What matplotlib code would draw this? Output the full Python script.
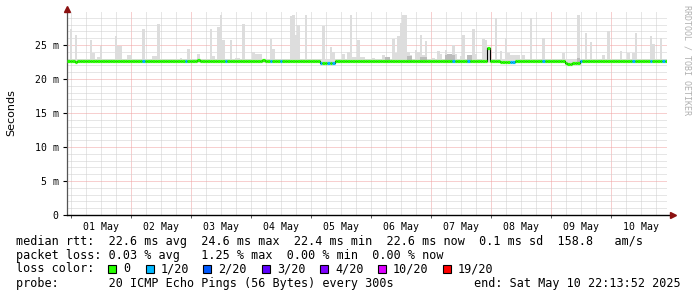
import numpy as np
import matplotlib
matplotlib.use('Agg')
from matplotlib import pyplot as plt

# time axis: 240 one-hour bins ending Sat May 10 22:13:52 2025
n_bins = 240
midnight_offset = 1 + 46 / 60 + 8 / 3600  # first midnight (01 May) after start, hours
day_labels = ['01 May', '02 May', '03 May', '04 May', '05 May',
              '06 May', '07 May', '08 May', '09 May', '10 May']

# smoke (max ping per bin), sparse: bins not listed sit at the base value
smoke_base_low = 22.3
smoke_base_high = 22.95
smoke_hours = [1, 3, 9, 10, 12, 13, 19, 20, 21, 24, 25, 30, 34, 35, 36, 45, 48, 52, 57, 58,
               60, 61, 62, 65, 67, 68, 70, 74, 75, 76, 77, 81, 82, 89, 90, 91, 92, 95, 102, 105,
               106, 110, 112, 113, 114, 115, 116, 117, 118, 122, 126, 130, 131, 132, 133, 134, 135, 136, 137, 139,
               140, 141, 142, 143, 146, 148, 149, 151, 152, 154, 155, 157, 158, 160, 162, 163, 166, 167, 168, 171,
               173, 175, 176, 177, 178, 179, 180, 182, 185, 190, 198, 204, 207, 209, 214, 216, 221, 224, 226, 227,
               233, 234, 237]
smoke_tops = [27.4, 26.5, 25.7, 23.9, 23.2, 24.9, 26.3, 24.9, 24.9, 23.5, 23.5, 27.4, 23.4, 23.4, 28.1, 23.1, 24.4, 23.7, 27.4, 23.4,
              27.6, 29.4, 25.7, 25.7, 23.1, 23.1, 28.1, 24.0, 23.7, 23.7, 23.7, 25.9, 24.4, 29.3, 29.4, 26.5, 27.9, 29.4, 27.8, 24.7,
              24.0, 23.7, 24.0, 29.4, 23.2, 23.2, 25.7, 23.2, 23.2, 23.1, 23.5, 25.9, 23.8, 26.3, 28.2, 29.4, 29.4, 24.0, 23.5, 24.3,
              24.0, 26.5, 23.5, 25.6, 23.1, 24.1, 23.7, 24.3, 23.7, 25.0, 23.7, 23.4, 26.5, 23.5, 27.4, 23.7, 25.9, 25.7, 24.7, 29.0,
              24.1, 26.0, 23.8, 23.5, 23.5, 23.5, 23.5, 23.5, 29.0, 26.0, 23.8, 29.4, 26.7, 25.4, 23.5, 27.1, 24.1, 23.8, 23.8, 26.8,
              26.3, 25.2, 26.0]

# denser smoke close to the median
dark_hours = [127, 128, 136, 137, 141, 142, 143, 151, 152, 153, 154, 160, 161, 204]
dark_tops = [23.2, 23.2, 23.4, 23.4, 23.3, 23.3, 23.3, 23.6, 23.7, 23.7, 23.5, 23.6, 23.6, 23.1]

# median rtt (ms), sparse deviations from the base value
median_base = 22.6
median_hours = [3, 52, 78, 101, 102, 103, 104, 105, 106, 168,
                173, 174, 175, 176, 177, 178, 199, 200, 201, 202, 203, 204]
median_vals = [22.45, 22.8, 22.8, 22.35, 22.3, 22.3, 22.35, 22.35, 22.4, 24.6,
               22.5, 22.5, 22.5, 22.5, 22.5, 22.5, 22.3, 22.25, 22.25, 22.3, 22.35, 22.4]

# bins with 1/20 packet loss
loss_hours = [30, 47, 63, 81, 85, 101, 104, 106, 154, 160, 177, 178, 190, 205, 226, 233, 238]

loss_labels = ['0', '1/20', '2/20', '3/20', '4/20', '10/20', '19/20']
loss_colors = ['#26ff00', '#00b8ff', '#0059ff', '#5e00ff', '#7e00ff', '#dd00ff', '#ff0000']

legend_lines = [
    'median rtt:  22.6 ms avg  24.6 ms max  22.4 ms min  22.6 ms now  0.1 ms sd  158.8   am/s',
    'packet loss: 0.03 % avg   1.25 % max  0.00 % min  0.00 % now',
]
probe_text = 'probe:       20 ICMP Echo Pings (56 Bytes) every 300s'
end_text = 'end: Sat May 10 22:13:52 2025'

# build per-bin arrays
hours = np.arange(n_bins)
smoke_hi = np.full(n_bins, smoke_base_high)
smoke_hi[smoke_hours] = smoke_tops
median = np.full(n_bins, median_base)
median[median_hours] = median_vals
colors = [loss_colors[0]] * n_bins
for h in loss_hours:
    colors[h] = loss_colors[1]

W, H = 697, 297
fig = plt.figure(figsize=(W / 100, H / 100), dpi=100)
ymax = 29.8
ax = fig.add_axes([67 / W, 82 / H, 600 / W, (215 - 12.4) / H])
ax.set_xlim(0, n_bins)
ax.set_ylim(0, ymax)

# grid
minor_grey = '#cfcfcf'
major_red = '#f0a0a0'
dots = (0, (1, 1))
for x in np.arange(midnight_offset - 6, n_bins + 1, 6):
    if x <= 0:
        continue
    is_day = abs((x - midnight_offset) % 24) < 1e-6
    ax.axvline(x, color=major_red if is_day else minor_grey, lw=0.72, ls=dots, zorder=0)
for y in range(1, 30):
    ax.axhline(y, color=major_red if y % 5 == 0 else minor_grey, lw=0.72, ls=dots, zorder=0)

# smoke
ax.bar(hours, smoke_hi - smoke_base_low, bottom=smoke_base_low, width=1, align='edge',
       color='#dddddd', linewidth=0, zorder=1)
ax.bar(dark_hours, np.array(dark_tops) - smoke_base_low, bottom=smoke_base_low, width=1,
       align='edge', color='#bcbcbc', linewidth=0, zorder=1)

# median line coloured by loss
ax.step(np.append(hours, n_bins), np.append(median, median[-1]), where='post',
        color='black', lw=0.8, zorder=2)
ax.hlines(median, hours, hours + 1, colors=colors, linewidth=2.3, capstyle='butt', zorder=3)

# axes styling
for s in ['top', 'right']:
    ax.spines[s].set_visible(False)
ax.spines['left'].set_color('#555555')
ax.spines['left'].set_linewidth(0.9)
ax.spines['bottom'].set_color('black')
ax.spines['bottom'].set_linewidth(1.0)
ax.spines['bottom'].set_bounds(0, n_bins + 1.2)
ax.plot([0], [ymax + 0.55], marker='^', color='#8b1010', markersize=4.5, clip_on=False, zorder=5)
ax.plot([n_bins + 2.2], [0], marker='>', color='#8b1010', markersize=4.5, clip_on=False, zorder=5)

mono = 'DejaVu Sans Mono'
ax.set_yticks([0, 5, 10, 15, 20, 25])
ax.set_yticklabels(['0', '5 m', '10 m', '15 m', '20 m', '25 m'], family=mono, fontsize=7.1)
ax.tick_params(axis='y', length=3, width=0.8, pad=3, colors='black')
ax.set_xticks([midnight_offset + 12 + 24 * i for i in range(len(day_labels))])
ax.set_xticklabels(day_labels, family=mono, fontsize=7.1)
ax.tick_params(axis='x', length=0, pad=5)
ax.set_xticks([midnight_offset + 24 * i for i in range(len(day_labels))], minor=True)
ax.tick_params(axis='x', which='minor', length=2, width=0.7, color='#555555')

fig.text(11 / W, 1 - 113 / H, 'Seconds', rotation=90, ha='center', va='center',
         family='DejaVu Sans', fontsize=8)
fig.text(687 / W, 1 - 60 / H, 'RRDTOOL / TOBI OETIKER', rotation=270, ha='center',
         va='center', family=mono, fontsize=6, color='#b0b0b0')

# legend block
fig.text(16 / W, 1 - 241 / H, legend_lines[0], family=mono, fontsize=8.5, va='center')
fig.text(16 / W, 1 - 255 / H, legend_lines[1], family=mono, fontsize=8.5, va='center')
fig.text(16 / W, 1 - 269 / H, 'loss color:', family=mono, fontsize=8.5, va='center')
box_x = [108, 146, 203, 262, 320, 378, 443]
for bx, lab, col in zip(box_x, loss_labels, loss_colors):
    fig.patches.append(plt.Rectangle((bx / W, 1 - 273 / H), 8 / W, 8 / H, transform=fig.transFigure,
                                     facecolor=col, edgecolor='black', linewidth=0.8))
    fig.text((bx + 15) / W, 1 - 269 / H, lab, family=mono, fontsize=8.5, va='center')
fig.text(16 / W, 1 - 283 / H, probe_text, family=mono, fontsize=8.5, va='center')
fig.text(681 / W, 1 - 283 / H, end_text, family=mono, fontsize=8.5, va='center', ha='right')

fig.savefig('out.png', dpi=100)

──────────────────────────────

Work to do: Leave out the pictures and repeat the lines from the start of the material through the line with "May', '10 May']", inclusive.

Task answer:
What matplotlib code would draw this? Output the full Python script.
import numpy as np
import matplotlib
matplotlib.use('Agg')
from matplotlib import pyplot as plt

# time axis: 240 one-hour bins ending Sat May 10 22:13:52 2025
n_bins = 240
midnight_offset = 1 + 46 / 60 + 8 / 3600  # first midnight (01 May) after start, hours
day_labels = ['01 May', '02 May', '03 May', '04 May', '05 May',
              '06 May', '07 May', '08 May', '09 May', '10 May']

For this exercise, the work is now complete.